Mombasa Auto Care Limited v Kenya Power & Lighting Company Ltd [2016] KEELC 465 (KLR)
Full Case Text
REPUBLIC OF KENYA
IN THE ENVIRONMENT AND LAND COURT
AT MALINDI
ELC CIVIL CASE NO.162 OF 2015
MOMBASA AUTO CARE LIMITED.................................PLAINTIFF
=VERSUS=
KENYA POWER & LIGHTING COMPANY LTD.......DEFENDANTS
R U L I N G
[1] What is before me is the Application by the Plaintiff dated 27th July, 2015. In the Application, the Plaintiff is seeking for the following orders:-
(a) THAT the Defendant by itself, servants, agents, employees and or any other person acting on its behalf be by a temporary injunction be restrained from trespassing, encroaching and or in any manner erecting electric poles in plot no.123 Mtangani pending the hearing and determination of this suit.
(b) THAT the costs of the application be provided for.
[2]The Application is premised on the grounds that the Plaintiff is the registered proprietor of a parcel of land known as L.R.No.123 Mtangani measuring 96. 01 acres; that the Defendants agents have with impunity encroached on the suit property and that the Defendants have started to dig holes on the suit property in order to erect electric poles.
[3] In response, the Defendant's Assistant Way Leave Officer deponed that it is not true that the Defendant has trespassed on the suit property; that the alleged encroachment on the suit property is by persons unknown to the Defendant and that the Defendant's security department has commenced investigations of the illegal activities.
[4] In the Further Affidavit, the Plaintiff's director deponed that one of the Plaintiff's representative visited the suit property on 20th July, 2015 and realised that the Defendant was in the process of erecting electric poles for purposes of pulling electric cables for distribution and supply of electricity to people living around the suit premises.

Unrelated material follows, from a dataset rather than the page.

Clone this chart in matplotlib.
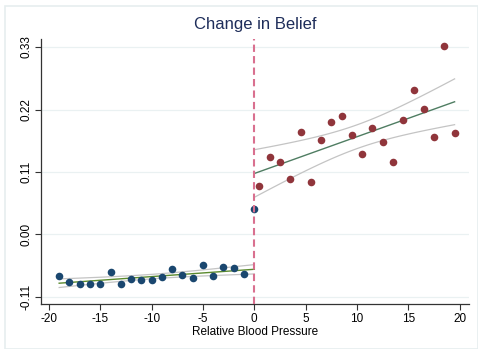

[5]It is the deposition of the Plaintiff's director that when he confronted the Defendant's Assistant Way Leave Officer, he informed him that the project was a world bank initiative seeking to light up every house; that it is only the Defendant who has a mandate of laying electric cables and electric poles and that it is not possible that anyone could erect the electric poles without the Defendant's instructions.
[6] The Defendant's Assistant Way Leave Officer also filed a Supplementary Affidavit in which he deponed that when he found illegal poles had been erected on the suit property by people who were not known to the Defendant, he had the poles removed.
[7]The parties' advocates filed brief submissions which I have considered.
[8]It is not in dispute that the Defendant is te registered properietor of plot number 123 Mtangani.
[9]It is also not in dispute that one of the Defendant's mandate is to erect electric poles and lay electric cables for the purpose of supplying electricity to its consumers.
[10]The Plaintiff has annexed photographs showing electric poles that were erected on the suit property.
[11] In his Supplementary Affidavit, the Defendant's Way Leaves Officer has admitted that when he visited the suit property, he found “illegal poles” had been erected on the suit property by unknown people.
[12]Considering that it is only the Defendant or its agents who are mandated to erect electric poles, and in view of the fact that the Defendant agreed to remove the said electric poles without establishing the “unknown” people who had erected them in the first place, I find that the Plaintiff has established a prima facie case with chances of success.
[13] Unless the injunctive order is issued, it is likely that the Defendant or its agents may again erect electric poles on the suit property without the Plaintiff's consent.
[14]In the circumstances, I allow the Plaintiff's Application dated 29th July, 2015 as prayed.
Dated, signed and delivered in Malindi this 14th day of October, 2016.